Q. Why did the Uzbeks suddenly want to release this work — and in such a rush?
A.
The government [of Uzbekistan] obviously wanted to present this new republic which was actually a very old republic.
And six weeks before the show was open and I was in Uzbekistan I was having trouble getting the museum directors to actually pack the pieces that were actually laid aside by Fred very early that summer because they hadn’t even gotten permission — I know the word: ukase — they were waiting for a ukase, a government instruction to do this. From Samarkand they would have to get it to Tashkent. And from Tashkent they would have to ship it to New York. And it was done because the ambassador [from Uzbekistan] in Washington was getting his ear bent by Fred. And we didn’t know what we were getting until the show was practically upon us.

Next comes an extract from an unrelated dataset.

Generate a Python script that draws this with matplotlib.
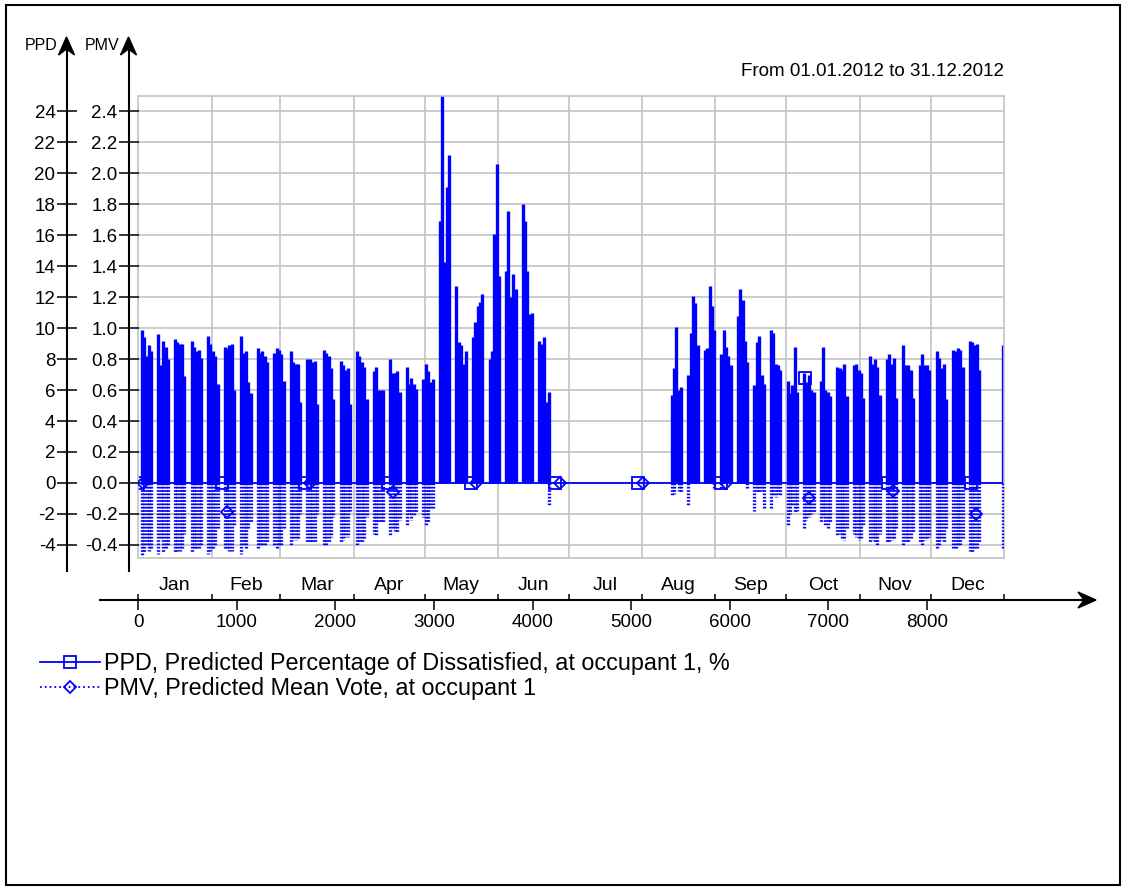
import matplotlib
matplotlib.use('Agg')
import matplotlib.pyplot as plt
import numpy as np
from matplotlib.lines import Line2D
from matplotlib.patches import Rectangle, Polygon

plt.rcParams['font.family'] = ['Liberation Sans', 'DejaVu Sans']
plt.rcParams['axes.unicode_minus'] = False

# ---- data -------------------------------------------------------------
hours_in_year = 8784  # 2012 is a leap year
month_names = ['Jan', 'Feb', 'Mar', 'Apr', 'May', 'Jun',
               'Jul', 'Aug', 'Sep', 'Oct', 'Nov', 'Dec']
month_days = [31, 29, 31, 30, 31, 30, 31, 31, 30, 31, 30, 31]

# occupied weeks (Mon-Fri): daily max PPD [%] and daily min PMV [-]
spring_first_monday = 1      # day of year (0 = 1 Jan 2012)
spring_ppd = [
    [9.9, 9.4, 8.2, 8.9, 8.5], [9.6, 7.6, 9.2, 8.8, 8.0], [9.3, 9.1, 9.0, 9.0, 6.9],
    [9.2, 8.8, 8.5, 8.6, 8.1], [9.5, 9.0, 8.5, 8.2, 6.4], [8.8, 8.7, 8.9, 9.0, 6.0],
    [9.5, 8.4, 8.5, 6.5, 5.8], [8.7, 8.4, 8.5, 8.2, 7.8], [8.4, 8.7, 8.6, 8.3, 6.6],
    [8.5, 7.8, 7.7, 7.7, 5.2], [8.0, 8.0, 7.8, 7.9, 5.1], [8.6, 8.4, 8.2, 7.4, 5.4],
    [7.9, 7.6, 7.3, 7.4, 5.1], [8.5, 8.2, 7.8, 7.5, 5.4], [7.2, 7.5, 6.0, 6.0, 6.0],
    [8.0, 7.1, 7.1, 7.2, 5.9], [7.5, 6.4, 6.8, 6.4, 6.1], [6.7, 7.7, 7.2, 6.5, 6.7],
    [16.9, 25.5, 14.3, 19.1, 21.2], [12.7, 9.1, 8.9, 7.7, 8.5], [9.4, 10.4, 11.4, 11.7, 12.2],
    [8.0, 8.5, 16.1, 20.6, 13.4], [13.7, 17.6, 12.0, 13.5, 12.5], [18.0, 16.9, 13.7, 10.9, 11.0],
    [9.2, 9.0, 9.4, 5.2, 5.9],
]
spring_pmv = [
    [-0.47, -0.45, -0.41, -0.44, -0.42], [-0.46, -0.36, -0.45, -0.43, -0.40],
    [-0.45, -0.44, -0.44, -0.43, -0.33], [-0.45, -0.43, -0.42, -0.42, -0.40],
    [-0.46, -0.44, -0.42, -0.40, -0.30], [-0.43, -0.42, -0.44, -0.44, -0.28],
    [-0.46, -0.41, -0.42, -0.30, -0.26], [-0.42, -0.41, -0.41, -0.40, -0.38],
    [-0.40, -0.42, -0.41, -0.40, -0.30], [-0.41, -0.37, -0.37, -0.36, -0.20],
    [-0.39, -0.39, -0.38, -0.38, -0.20], [-0.41, -0.40, -0.39, -0.35, -0.22],
    [-0.39, -0.37, -0.35, -0.35, -0.18], [-0.40, -0.39, -0.38, -0.36, -0.22],
    [-0.33, -0.34, -0.26, -0.25, -0.25], [-0.34, -0.30, -0.31, -0.32, -0.24],
    [-0.27, -0.20, -0.24, -0.21, -0.19], [-0.22, -0.28, -0.25, -0.17, -0.17],
    [0, 0, 0, 0, 0], [0, 0, 0, 0, 0], [0, 0, 0, 0, 0], [0, 0, 0, 0, 0],
    [0, 0, 0, 0, 0], [0, 0, 0, 0, 0], [0, 0, 0, 0, -0.14],
]
autumn_first_monday = 225
autumn_ppd = [
    [5.7, 7.4, 10.1, 6.0, 6.2], [7.0, 9.7, 12.1, 11.6, 8.9], [8.6, 8.7, 12.7, 11.4, 9.9],
    [8.3, 9.9, 8.8, 8.2, 7.6], [10.8, 12.5, 11.8, 9.2, 7.8], [6.3, 9.1, 9.5, 7.0, 6.4],
    [9.9, 9.7, 7.7, 7.6, 7.3], [6.6, 5.8, 6.3, 8.8, 5.9], [7.1, 6.5, 7.0, 6.0, 5.9],
    [6.6, 8.8, 6.0, 5.9, 5.6], [7.5, 7.4, 7.3, 7.7, 5.6], [7.6, 7.7, 7.3, 7.1, 5.5],
    [8.2, 7.7, 8.0, 7.5, 5.7], [8.0, 8.3, 7.7, 8.1, 5.5], [8.9, 7.6, 7.6, 7.3, 5.5],
    [7.6, 8.3, 7.6, 7.6, 7.3], [8.5, 8.1, 7.4, 7.7, 5.4], [8.6, 8.5, 8.7, 8.6, 7.5],
    [9.2, 9.1, 8.9, 9.0, 7.3],
]
autumn_pmv = [
    [-0.08, -0.07, 0, -0.05, -0.06], [-0.14, 0, 0, 0, 0], [0, 0, 0, 0, -0.03],
    [-0.04, 0, 0, 0, 0], [0, 0, 0, 0, -0.04], [-0.18, -0.06, -0.06, -0.05, -0.17],
    [-0.17, -0.08, -0.09, -0.07, -0.08], [-0.27, -0.20, -0.15, -0.19, -0.18],
    [-0.29, -0.24, -0.22, -0.20, -0.19], [-0.26, -0.22, -0.28, -0.30, -0.25],
    [-0.34, -0.33, -0.36, -0.37, -0.30], [-0.33, -0.35, -0.37, -0.36, -0.28],
    [-0.39, -0.37, -0.38, -0.40, -0.33], [-0.38, -0.39, -0.37, -0.36, -0.30],
    [-0.41, -0.38, -0.38, -0.36, -0.32], [-0.39, -0.40, -0.37, -0.36, -0.35],
    [-0.42, -0.40, -0.37, -0.38, -0.30], [-0.42, -0.43, -0.41, -0.40, -0.36],
    [-0.44, -0.45, -0.43, -0.43, -0.38],
]
last_day = 365          # Monday 31 Dec
last_day_ppd = 8.9
last_day_pmv = -0.43

ppd_marker_hours = [0, 845, 1690, 2535, 3380, 4225, 5070, 5915, 6760, 7605, 8450]
ppd_marker_vals = [0, 0, 0, 0, 0, 0, 0, 0, 6.8, 0, 0]
pmv_marker_hours = [50, 895, 1740, 2585, 3430, 4275, 5120, 5965, 6810, 7655, 8500]
pmv_marker_vals = [0, -0.19, 0, -0.06, 0, 0, 0, 0, -0.1, -0.05, -0.2]


def expand(first_monday, weeks):
    days, vals = [], []
    for w, week in enumerate(weeks):
        for d, v in enumerate(week):
            days.append(first_monday + 7 * w + d)
            vals.append(v)
    return days, vals


d1, p1 = expand(spring_first_monday, spring_ppd)
d2, p2 = expand(autumn_first_monday, autumn_ppd)
_, m1 = expand(spring_first_monday, spring_pmv)
_, m2 = expand(autumn_first_monday, autumn_pmv)
days = np.array(d1 + d2 + [last_day])
ppd = np.array(p1 + p2 + [last_day_ppd])
pmv = np.array(m1 + m2 + [last_day_pmv])
day_hours = days * 24 + 12
month_bounds = np.concatenate([[0], np.cumsum(month_days) * 24])
month_mids = (month_bounds[:-1] + month_bounds[1:]) / 2

# ---- layout (pixel helpers) ------------------------------------------
W, H = 1126, 890
fig = plt.figure(figsize=(W / 100, H / 100), dpi=100)


def fx(px):
    return px / W


def fy(py):
    return 1 - py / H


x0_px, x1_px = 138.3, 1004
y_top, y_bot = 96, 558
ppd_lo, ppd_hi = -4.85, 25.0
px_per_ppd = (y_bot - y_top) / (ppd_hi - ppd_lo)
px_per_hour = (x1_px - x0_px) / hours_in_year

ax = fig.add_axes([fx(x0_px), fy(y_bot), (x1_px - x0_px) / W, (y_bot - y_top) / H])
ax.set_xlim(0, hours_in_year)
ax.set_ylim(ppd_lo, ppd_hi)
ax.set_yticks(np.arange(-4, 25, 2))
ax.set_xticks(month_bounds[1:-1])
ax.grid(color='#c4c4c4', lw=1.2)
ax.tick_params(length=0, labelleft=False, labelbottom=False)
for s in ax.spines.values():
    s.set_color('#c4c4c4')
    s.set_linewidth(1.2)

ax_m = ax.twinx()
ax_m.set_ylim(ppd_lo / 10, ppd_hi / 10)
ax_m.axis('off')

neg = pmv < 0
ax_m.vlines(day_hours[neg], 0, pmv[neg], color='blue', lw=2.4,
            linestyles=[(0, (0.5, 0.5))])
ax.axhline(0, color='blue', lw=1.3)
ax.vlines(day_hours, 0, ppd, color='blue', lw=2.4)
ax.plot(ppd_marker_hours, ppd_marker_vals, ls='none', marker='s', ms=8,
        mfc='none', mec='blue', mew=1.3)
ax_m.plot(pmv_marker_hours, pmv_marker_vals, ls='none', marker='D', ms=6,
          mfc='none', mec='blue', mew=1.3)

# ---- left axes (PPD and PMV) -----------------------------------------
ax_bot_px, ax_top_px = 571, 48


def side_axis(xpx, scale, fmt):
    a = fig.add_axes([fx(xpx), fy(ax_bot_px), 0.00001, (ax_bot_px - ax_top_px) / H])
    lo = ppd_lo - (ax_bot_px - y_bot) / px_per_ppd
    hi = ppd_hi + (y_top - ax_top_px) / px_per_ppd
    a.set_ylim(lo / scale, hi / scale)
    a.patch.set_visible(False)
    for k in ['top', 'right', 'bottom']:
        a.spines[k].set_visible(False)
    a.spines['left'].set_linewidth(1.5)
    a.set_xticks([])
    ticks = np.round(np.arange(-4, 25, 2) / scale, 2) + 0.0
    a.set_yticks(ticks)
    a.set_yticklabels([fmt % t for t in ticks])
    a.tick_params(axis='y', direction='inout', length=14, width=1.1,
                  labelsize=13.5, pad=1)
    return a


side_axis(66.5, 1, '%d')
side_axis(128.5, 10, '%.1f')


def arrow_head(px, py, direction):
    # chevron head with notched base, in pixels
    shape = np.array([[0, 0], [-8, 18], [0, 12], [8, 18]], dtype=float)
    if direction == 'right':
        shape = np.column_stack([-shape[:, 1], shape[:, 0]])
    pts = [(fx(px + sx), fy(py + sy)) for sx, sy in shape]
    fig.patches.append(Polygon(pts, closed=True, color='black',
                               transform=fig.transFigure, figure=fig))


arrow_head(66.5, 37, 'up')
arrow_head(128.5, 37, 'up')
fig.text(fx(57), fy(46), 'PPD', ha='right', va='center', fontsize=11.5)
fig.text(fx(119), fy(46), 'PMV', ha='right', va='center', fontsize=11.5)

# ---- bottom time axis ------------------------------------------------
xa_left, xa_right = 100, 1082
ax_x = fig.add_axes([fx(xa_left), fy(600), (xa_right - xa_left) / W, 0.00001])
ax_x.set_xlim((xa_left - x0_px) / px_per_hour, (xa_right - x0_px) / px_per_hour)
ax_x.patch.set_visible(False)
for k in ['top', 'right', 'left']:
    ax_x.spines[k].set_visible(False)
ax_x.spines['bottom'].set_linewidth(1.5)
ax_x.set_yticks([])
ax_x.set_xticks(np.arange(0, 8001, 1000))
ax_x.set_xticks(month_bounds, minor=True)
ax_x.xaxis.remove_overlapping_locs = False
ax_x.tick_params(axis='x', which='major', direction='out', length=7, width=1.1,
                 labelsize=13.5, pad=3)
ax_x.tick_params(axis='x', which='minor', direction='in', length=4.5, width=1.1)
for name, mid in zip(month_names, month_mids):
    ax_x.annotate(name, xy=(mid, 0), xycoords=('data', 'axes fraction'),
                  xytext=(0, 4), textcoords='offset points',
                  ha='center', va='bottom', fontsize=14)
arrow_head(1096, 600, 'right')

fig.text(fx(1004), fy(71), 'From 01.01.2012 to 31.12.2012', ha='right',
         va='center', fontsize=13.5)

# ---- legend ----------------------------------------------------------
handles = [
    Line2D([], [], color='blue', lw=1.3, marker='s', ms=8, mfc='none', mec='blue', mew=1.3),
    Line2D([], [], color='blue', lw=1.3, ls=':', marker='D', ms=6, mfc='none', mec='blue', mew=1.3),
]
labels = ['PPD, Predicted Percentage of Dissatisfied, at occupant 1, %',
          'PMV, Predicted Mean Vote, at occupant 1']
fig.legend(handles, labels, loc='upper left', bbox_to_anchor=(fx(40), fy(652)),
           frameon=False, fontsize=16.8, handlelength=2.55, handletextpad=0.2,
           borderpad=0, borderaxespad=0, labelspacing=0.08)

# figure frame
fig.patches.append(Rectangle((fx(6), fy(885)), (1120 - 6) / W, (885 - 5) / H,
                             fill=False, ec='black', lw=1.5,
                             transform=fig.transFigure, figure=fig))

fig.savefig('out.png', dpi=100)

It opened on time and the final coup de grace, Fred was up in New York sweet-talking his way through customs. Customs opens the shipment and the first thing, they find onions, carrots and rice, because the Uzbeks on the flight are making a huge feast for the opening. [Importing] this is against regulations; they could have impounded the whole thing.
Hanging the show was an around-the-clock charette. We had five days to put everything together.
The Metropolitan Museum of Art [in New York] would have liked to take part in it, but it was impossible to get an extension from the Uzbek government. Their bureaucracy didn’t understand it would have been the real exposure.
It was an example of the responsiveness of the gallery to do things with our faculty that are part of research, that are unique and that are a bit more esoteric.

Above: Winegrad is next to “Maternity” (ca. 1976) by Juan Aviles.

On the cover: Behind Winegrad is is “Flower Seller” (ca. 1940) by Alfredo Ramos Martínez.